→ **REQUIRED WORK**
Make an exact copy of the data below, leaving out every picture.
== == ==
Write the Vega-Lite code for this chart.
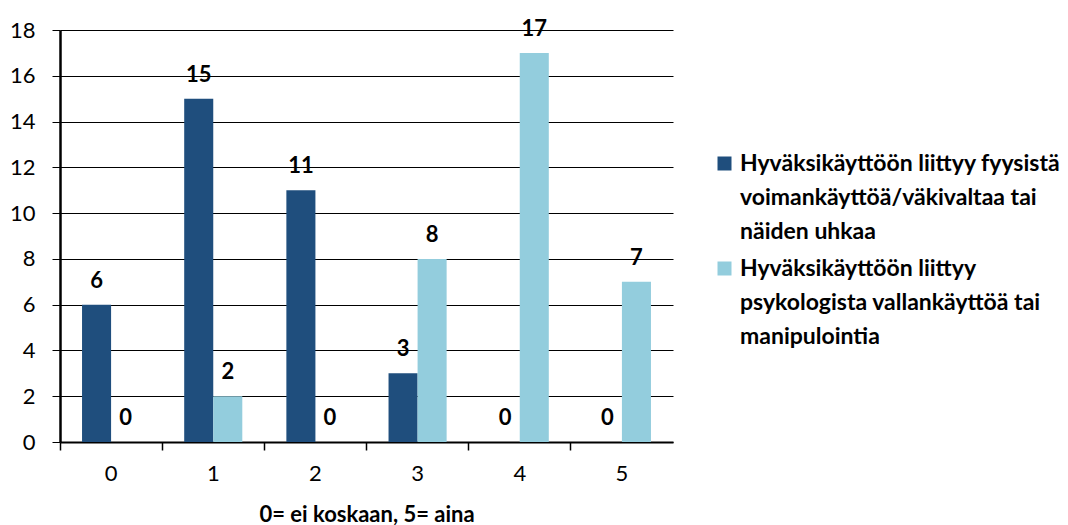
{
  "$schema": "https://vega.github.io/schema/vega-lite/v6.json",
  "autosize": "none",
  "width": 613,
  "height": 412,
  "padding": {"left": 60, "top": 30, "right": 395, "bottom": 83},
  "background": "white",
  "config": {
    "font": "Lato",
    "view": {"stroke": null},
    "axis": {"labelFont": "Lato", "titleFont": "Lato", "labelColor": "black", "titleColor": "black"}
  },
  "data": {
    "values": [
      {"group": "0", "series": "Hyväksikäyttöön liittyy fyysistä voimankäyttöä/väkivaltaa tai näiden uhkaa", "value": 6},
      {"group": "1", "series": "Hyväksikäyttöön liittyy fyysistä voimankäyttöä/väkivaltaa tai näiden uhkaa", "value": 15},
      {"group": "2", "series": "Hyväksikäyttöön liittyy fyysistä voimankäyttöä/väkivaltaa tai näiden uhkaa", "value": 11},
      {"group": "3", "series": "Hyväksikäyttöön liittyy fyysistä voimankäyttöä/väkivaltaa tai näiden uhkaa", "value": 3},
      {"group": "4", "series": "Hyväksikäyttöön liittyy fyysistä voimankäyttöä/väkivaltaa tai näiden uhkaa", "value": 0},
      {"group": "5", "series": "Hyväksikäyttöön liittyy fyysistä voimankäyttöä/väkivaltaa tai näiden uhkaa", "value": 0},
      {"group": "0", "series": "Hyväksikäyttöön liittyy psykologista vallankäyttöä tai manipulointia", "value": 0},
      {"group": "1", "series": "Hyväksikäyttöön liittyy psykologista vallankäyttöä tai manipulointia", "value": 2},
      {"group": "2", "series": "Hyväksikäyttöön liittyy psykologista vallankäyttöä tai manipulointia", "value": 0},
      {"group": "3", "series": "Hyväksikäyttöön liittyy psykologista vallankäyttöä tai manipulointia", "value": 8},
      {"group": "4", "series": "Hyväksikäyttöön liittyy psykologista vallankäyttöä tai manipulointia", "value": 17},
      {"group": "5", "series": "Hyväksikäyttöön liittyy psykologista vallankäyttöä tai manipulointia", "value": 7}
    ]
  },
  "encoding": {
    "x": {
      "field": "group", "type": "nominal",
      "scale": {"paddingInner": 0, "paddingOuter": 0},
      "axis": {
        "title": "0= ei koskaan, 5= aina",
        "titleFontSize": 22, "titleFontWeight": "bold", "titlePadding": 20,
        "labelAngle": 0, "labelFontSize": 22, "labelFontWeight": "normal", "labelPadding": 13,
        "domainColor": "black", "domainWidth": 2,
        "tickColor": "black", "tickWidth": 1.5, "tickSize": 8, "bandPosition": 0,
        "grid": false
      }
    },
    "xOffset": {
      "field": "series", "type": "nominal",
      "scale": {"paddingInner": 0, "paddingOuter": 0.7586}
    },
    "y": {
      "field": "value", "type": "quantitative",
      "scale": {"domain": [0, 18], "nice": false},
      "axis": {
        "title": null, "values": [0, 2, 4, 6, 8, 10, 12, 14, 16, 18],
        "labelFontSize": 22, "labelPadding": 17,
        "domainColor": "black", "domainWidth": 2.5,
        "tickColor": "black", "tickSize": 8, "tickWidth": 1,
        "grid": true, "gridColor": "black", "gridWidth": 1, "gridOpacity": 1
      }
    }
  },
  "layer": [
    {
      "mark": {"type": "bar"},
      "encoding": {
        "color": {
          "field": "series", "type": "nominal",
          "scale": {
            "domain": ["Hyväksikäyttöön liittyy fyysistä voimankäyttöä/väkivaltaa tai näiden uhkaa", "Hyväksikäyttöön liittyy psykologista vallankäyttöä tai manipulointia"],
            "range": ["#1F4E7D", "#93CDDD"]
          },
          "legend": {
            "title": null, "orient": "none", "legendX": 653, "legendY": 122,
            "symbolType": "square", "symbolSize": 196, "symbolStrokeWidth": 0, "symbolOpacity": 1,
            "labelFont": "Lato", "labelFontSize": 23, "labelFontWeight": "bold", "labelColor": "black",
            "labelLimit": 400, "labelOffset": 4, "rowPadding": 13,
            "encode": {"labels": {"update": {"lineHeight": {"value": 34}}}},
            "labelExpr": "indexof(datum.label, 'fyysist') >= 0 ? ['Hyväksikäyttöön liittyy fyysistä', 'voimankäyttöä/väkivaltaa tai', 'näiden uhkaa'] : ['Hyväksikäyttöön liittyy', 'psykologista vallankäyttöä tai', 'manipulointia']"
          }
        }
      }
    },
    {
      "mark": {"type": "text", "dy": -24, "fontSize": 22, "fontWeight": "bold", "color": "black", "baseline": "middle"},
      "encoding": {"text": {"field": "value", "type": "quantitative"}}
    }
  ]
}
== == ==
→ **WRITTEN SOLUTION**
Write the Vega-Lite code for this chart.
{
  "$schema": "https://vega.github.io/schema/vega-lite/v6.json",
  "autosize": "none",
  "width": 613,
  "height": 412,
  "padding": {"left": 60, "top": 30, "right": 395, "bottom": 83},
  "background": "white",
  "config": {
    "font": "Lato",
    "view": {"stroke": null},
    "axis": {"labelFont": "Lato", "titleFont": "Lato", "labelColor": "black", "titleColor": "black"}
  },
  "data": {
    "values": [
      {"group": "0", "series": "Hyväksikäyttöön liittyy fyysistä voimankäyttöä/väkivaltaa tai näiden uhkaa", "value": 6},
      {"group": "1", "series": "Hyväksikäyttöön liittyy fyysistä voimankäyttöä/väkivaltaa tai näiden uhkaa", "value": 15},
      {"group": "2", "series": "Hyväksikäyttöön liittyy fyysistä voimankäyttöä/väkivaltaa tai näiden uhkaa", "value": 11},
      {"group": "3", "series": "Hyväksikäyttöön liittyy fyysistä voimankäyttöä/väkivaltaa tai näiden uhkaa", "value": 3},
      {"group": "4", "series": "Hyväksikäyttöön liittyy fyysistä voimankäyttöä/väkivaltaa tai näiden uhkaa", "value": 0},
      {"group": "5", "series": "Hyväksikäyttöön liittyy fyysistä voimankäyttöä/väkivaltaa tai näiden uhkaa", "value": 0},
      {"group": "0", "series": "Hyväksikäyttöön liittyy psykologista vallankäyttöä tai manipulointia", "value": 0},
      {"group": "1", "series": "Hyväksikäyttöön liittyy psykologista vallankäyttöä tai manipulointia", "value": 2},
      {"group": "2", "series": "Hyväksikäyttöön liittyy psykologista vallankäyttöä tai manipulointia", "value": 0},
      {"group": "3", "series": "Hyväksikäyttöön liittyy psykologista vallankäyttöä tai manipulointia", "value": 8},
      {"group": "4", "series": "Hyväksikäyttöön liittyy psykologista vallankäyttöä tai manipulointia", "value": 17},
      {"group": "5", "series": "Hyväksikäyttöön liittyy psykologista vallankäyttöä tai manipulointia", "value": 7}
    ]
  },
  "encoding": {
    "x": {
      "field": "group", "type": "nominal",
      "scale": {"paddingInner": 0, "paddingOuter": 0},
      "axis": {
        "title": "0= ei koskaan, 5= aina",
        "titleFontSize": 22, "titleFontWeight": "bold", "titlePadding": 20,
        "labelAngle": 0, "labelFontSize": 22, "labelFontWeight": "normal", "labelPadding": 13,
        "domainColor": "black", "domainWidth": 2,
        "tickColor": "black", "tickWidth": 1.5, "tickSize": 8, "bandPosition": 0,
        "grid": false
      }
    },
    "xOffset": {
      "field": "series", "type": "nominal",
      "scale": {"paddingInner": 0, "paddingOuter": 0.7586}
    },
    "y": {
      "field": "value", "type": "quantitative",
      "scale": {"domain": [0, 18], "nice": false},
      "axis": {
        "title": null, "values": [0, 2, 4, 6, 8, 10, 12, 14, 16, 18],
        "labelFontSize": 22, "labelPadding": 17,
        "domainColor": "black", "domainWidth": 2.5,
        "tickColor": "black", "tickSize": 8, "tickWidth": 1,
        "grid": true, "gridColor": "black", "gridWidth": 1, "gridOpacity": 1
      }
    }
  },
  "layer": [
    {
      "mark": {"type": "bar"},
      "encoding": {
        "color": {
          "field": "series", "type": "nominal",
          "scale": {
            "domain": ["Hyväksikäyttöön liittyy fyysistä voimankäyttöä/väkivaltaa tai näiden uhkaa", "Hyväksikäyttöön liittyy psykologista vallankäyttöä tai manipulointia"],
            "range": ["#1F4E7D", "#93CDDD"]
          },
          "legend": {
            "title": null, "orient": "none", "legendX": 653, "legendY": 122,
            "symbolType": "square", "symbolSize": 196, "symbolStrokeWidth": 0, "symbolOpacity": 1,
            "labelFont": "Lato", "labelFontSize": 23, "labelFontWeight": "bold", "labelColor": "black",
            "labelLimit": 400, "labelOffset": 4, "rowPadding": 13,
            "encode": {"labels": {"update": {"lineHeight": {"value": 34}}}},
            "labelExpr": "indexof(datum.label, 'fyysist') >= 0 ? ['Hyväksikäyttöön liittyy fyysistä', 'voimankäyttöä/väkivaltaa tai', 'näiden uhkaa'] : ['Hyväksikäyttöön liittyy', 'psykologista vallankäyttöä tai', 'manipulointia']"
          }
        }
      }
    },
    {
      "mark": {"type": "text", "dy": -24, "fontSize": 22, "fontWeight": "bold", "color": "black", "baseline": "middle"},
      "encoding": {"text": {"field": "value", "type": "quantitative"}}
    }
  ]
}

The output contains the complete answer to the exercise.